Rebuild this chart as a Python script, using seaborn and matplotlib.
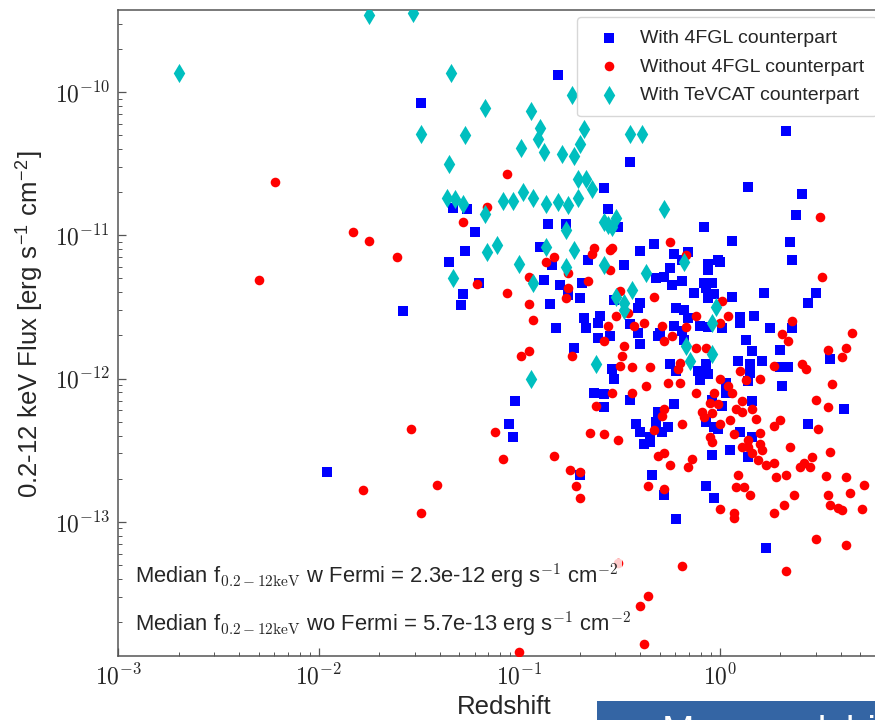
--
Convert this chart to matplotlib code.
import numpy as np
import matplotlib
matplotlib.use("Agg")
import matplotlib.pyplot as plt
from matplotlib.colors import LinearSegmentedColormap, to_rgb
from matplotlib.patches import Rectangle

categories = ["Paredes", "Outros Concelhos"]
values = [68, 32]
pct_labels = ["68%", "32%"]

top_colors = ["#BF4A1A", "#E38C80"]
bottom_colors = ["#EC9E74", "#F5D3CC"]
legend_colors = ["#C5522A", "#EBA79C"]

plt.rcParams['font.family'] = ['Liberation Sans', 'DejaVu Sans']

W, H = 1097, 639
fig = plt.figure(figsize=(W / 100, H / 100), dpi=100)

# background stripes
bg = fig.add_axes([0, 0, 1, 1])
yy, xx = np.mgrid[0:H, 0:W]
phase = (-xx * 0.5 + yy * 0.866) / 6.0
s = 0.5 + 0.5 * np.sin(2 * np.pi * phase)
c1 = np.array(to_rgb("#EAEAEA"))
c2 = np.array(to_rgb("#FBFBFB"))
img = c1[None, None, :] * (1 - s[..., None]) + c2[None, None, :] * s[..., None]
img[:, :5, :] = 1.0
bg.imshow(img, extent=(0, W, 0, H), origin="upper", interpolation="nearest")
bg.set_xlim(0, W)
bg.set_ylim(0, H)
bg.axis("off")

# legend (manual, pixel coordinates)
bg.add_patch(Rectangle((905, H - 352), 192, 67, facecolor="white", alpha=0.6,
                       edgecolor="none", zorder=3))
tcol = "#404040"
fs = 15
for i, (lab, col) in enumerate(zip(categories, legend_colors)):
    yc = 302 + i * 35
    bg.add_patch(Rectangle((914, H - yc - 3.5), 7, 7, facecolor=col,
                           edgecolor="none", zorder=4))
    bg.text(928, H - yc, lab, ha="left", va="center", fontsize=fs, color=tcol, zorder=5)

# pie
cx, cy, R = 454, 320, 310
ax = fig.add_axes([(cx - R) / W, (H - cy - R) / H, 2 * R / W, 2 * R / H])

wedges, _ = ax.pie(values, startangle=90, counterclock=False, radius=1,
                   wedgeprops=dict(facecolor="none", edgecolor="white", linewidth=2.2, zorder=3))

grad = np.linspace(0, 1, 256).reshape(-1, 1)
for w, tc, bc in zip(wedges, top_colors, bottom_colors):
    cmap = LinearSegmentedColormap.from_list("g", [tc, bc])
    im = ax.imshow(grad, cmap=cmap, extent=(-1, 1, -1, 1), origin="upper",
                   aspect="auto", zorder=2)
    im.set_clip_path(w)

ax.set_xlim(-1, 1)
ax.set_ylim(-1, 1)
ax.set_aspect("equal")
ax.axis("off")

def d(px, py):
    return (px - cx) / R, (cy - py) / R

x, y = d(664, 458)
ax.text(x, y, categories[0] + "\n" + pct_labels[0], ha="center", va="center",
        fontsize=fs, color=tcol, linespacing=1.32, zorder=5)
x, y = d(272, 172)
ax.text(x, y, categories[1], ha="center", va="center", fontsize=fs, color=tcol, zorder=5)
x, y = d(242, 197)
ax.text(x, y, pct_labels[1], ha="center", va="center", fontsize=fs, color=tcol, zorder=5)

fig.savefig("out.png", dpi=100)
--
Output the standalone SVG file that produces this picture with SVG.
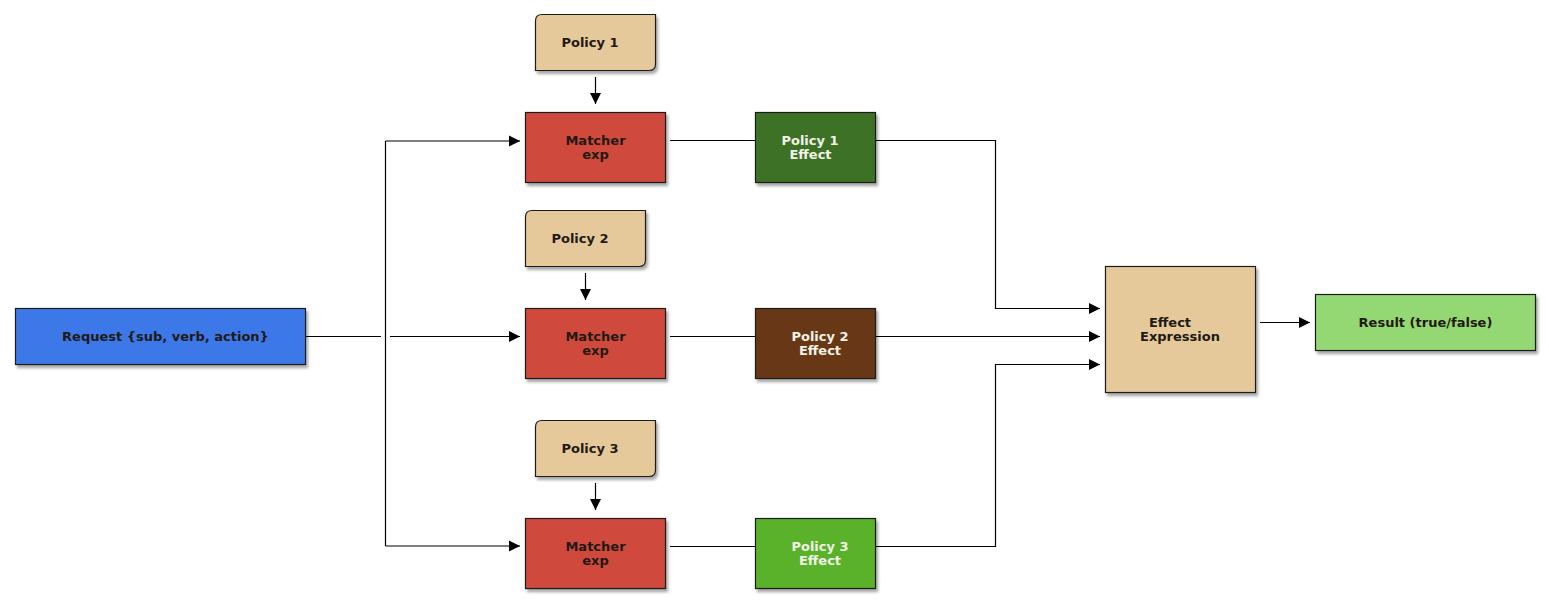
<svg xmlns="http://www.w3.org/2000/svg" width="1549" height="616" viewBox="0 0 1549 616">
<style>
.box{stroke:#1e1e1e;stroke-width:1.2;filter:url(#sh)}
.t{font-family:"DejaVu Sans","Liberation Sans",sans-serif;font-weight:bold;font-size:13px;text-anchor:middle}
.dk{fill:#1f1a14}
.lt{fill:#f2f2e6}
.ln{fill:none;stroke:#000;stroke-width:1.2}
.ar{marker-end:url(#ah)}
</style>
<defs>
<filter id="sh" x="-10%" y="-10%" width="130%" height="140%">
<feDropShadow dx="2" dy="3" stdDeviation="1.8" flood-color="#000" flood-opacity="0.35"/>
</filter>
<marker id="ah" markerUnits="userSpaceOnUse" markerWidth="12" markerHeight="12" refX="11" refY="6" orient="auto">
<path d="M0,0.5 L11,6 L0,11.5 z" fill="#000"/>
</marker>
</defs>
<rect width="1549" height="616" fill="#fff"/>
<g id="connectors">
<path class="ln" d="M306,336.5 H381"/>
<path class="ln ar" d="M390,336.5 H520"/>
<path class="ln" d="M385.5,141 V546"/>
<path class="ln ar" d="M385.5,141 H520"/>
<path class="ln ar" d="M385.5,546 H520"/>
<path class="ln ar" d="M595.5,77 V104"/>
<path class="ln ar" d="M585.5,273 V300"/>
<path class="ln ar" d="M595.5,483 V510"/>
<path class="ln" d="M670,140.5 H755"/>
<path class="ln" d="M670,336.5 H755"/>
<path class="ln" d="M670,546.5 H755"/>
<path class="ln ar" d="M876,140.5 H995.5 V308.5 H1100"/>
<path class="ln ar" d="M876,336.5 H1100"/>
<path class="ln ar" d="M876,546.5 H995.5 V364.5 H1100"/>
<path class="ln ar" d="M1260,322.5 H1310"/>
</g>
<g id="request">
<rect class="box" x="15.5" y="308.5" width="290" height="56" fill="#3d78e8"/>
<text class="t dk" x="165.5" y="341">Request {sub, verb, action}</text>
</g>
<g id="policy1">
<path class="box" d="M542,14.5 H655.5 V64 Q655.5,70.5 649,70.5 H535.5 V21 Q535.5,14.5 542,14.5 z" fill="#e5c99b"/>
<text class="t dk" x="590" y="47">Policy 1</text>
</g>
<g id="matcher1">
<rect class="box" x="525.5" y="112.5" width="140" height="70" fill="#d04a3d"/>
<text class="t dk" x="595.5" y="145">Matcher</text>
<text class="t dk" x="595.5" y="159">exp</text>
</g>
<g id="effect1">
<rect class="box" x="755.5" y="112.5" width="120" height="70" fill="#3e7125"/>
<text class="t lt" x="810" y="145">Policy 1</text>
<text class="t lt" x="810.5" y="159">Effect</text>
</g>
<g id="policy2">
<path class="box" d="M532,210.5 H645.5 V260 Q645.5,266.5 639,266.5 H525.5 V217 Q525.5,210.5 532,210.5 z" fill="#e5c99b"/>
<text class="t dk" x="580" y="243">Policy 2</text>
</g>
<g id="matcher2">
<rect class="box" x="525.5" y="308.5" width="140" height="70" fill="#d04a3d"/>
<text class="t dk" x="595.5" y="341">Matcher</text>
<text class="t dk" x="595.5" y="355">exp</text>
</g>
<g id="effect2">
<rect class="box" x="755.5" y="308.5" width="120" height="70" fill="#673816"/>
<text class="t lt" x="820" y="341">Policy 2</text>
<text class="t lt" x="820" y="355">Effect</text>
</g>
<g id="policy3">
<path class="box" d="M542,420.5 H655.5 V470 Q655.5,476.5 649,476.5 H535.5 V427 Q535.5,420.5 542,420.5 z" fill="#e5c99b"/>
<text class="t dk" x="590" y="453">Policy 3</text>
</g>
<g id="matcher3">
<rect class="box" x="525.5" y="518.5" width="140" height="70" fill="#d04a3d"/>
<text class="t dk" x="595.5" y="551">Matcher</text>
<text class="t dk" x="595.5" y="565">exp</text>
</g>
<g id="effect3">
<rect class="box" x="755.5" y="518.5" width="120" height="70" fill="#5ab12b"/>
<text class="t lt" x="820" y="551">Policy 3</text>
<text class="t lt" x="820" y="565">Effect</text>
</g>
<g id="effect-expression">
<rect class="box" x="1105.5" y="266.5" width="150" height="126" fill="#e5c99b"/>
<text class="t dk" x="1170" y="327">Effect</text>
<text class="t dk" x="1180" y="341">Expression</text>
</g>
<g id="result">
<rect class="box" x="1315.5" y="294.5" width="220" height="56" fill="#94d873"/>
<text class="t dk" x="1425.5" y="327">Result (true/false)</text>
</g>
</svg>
--
- [Aim of the exercise] In the records above, locate the lines holding the word "matplotlib". Copy each of them.

- [In response]
Rebuild this chart as a Python script, using seaborn and matplotlib.
Convert this chart to matplotlib code.
import matplotlib
matplotlib.use("Agg")
import matplotlib.pyplot as plt
from matplotlib.colors import LinearSegmentedColormap, to_rgb
from matplotlib.patches import Rectangle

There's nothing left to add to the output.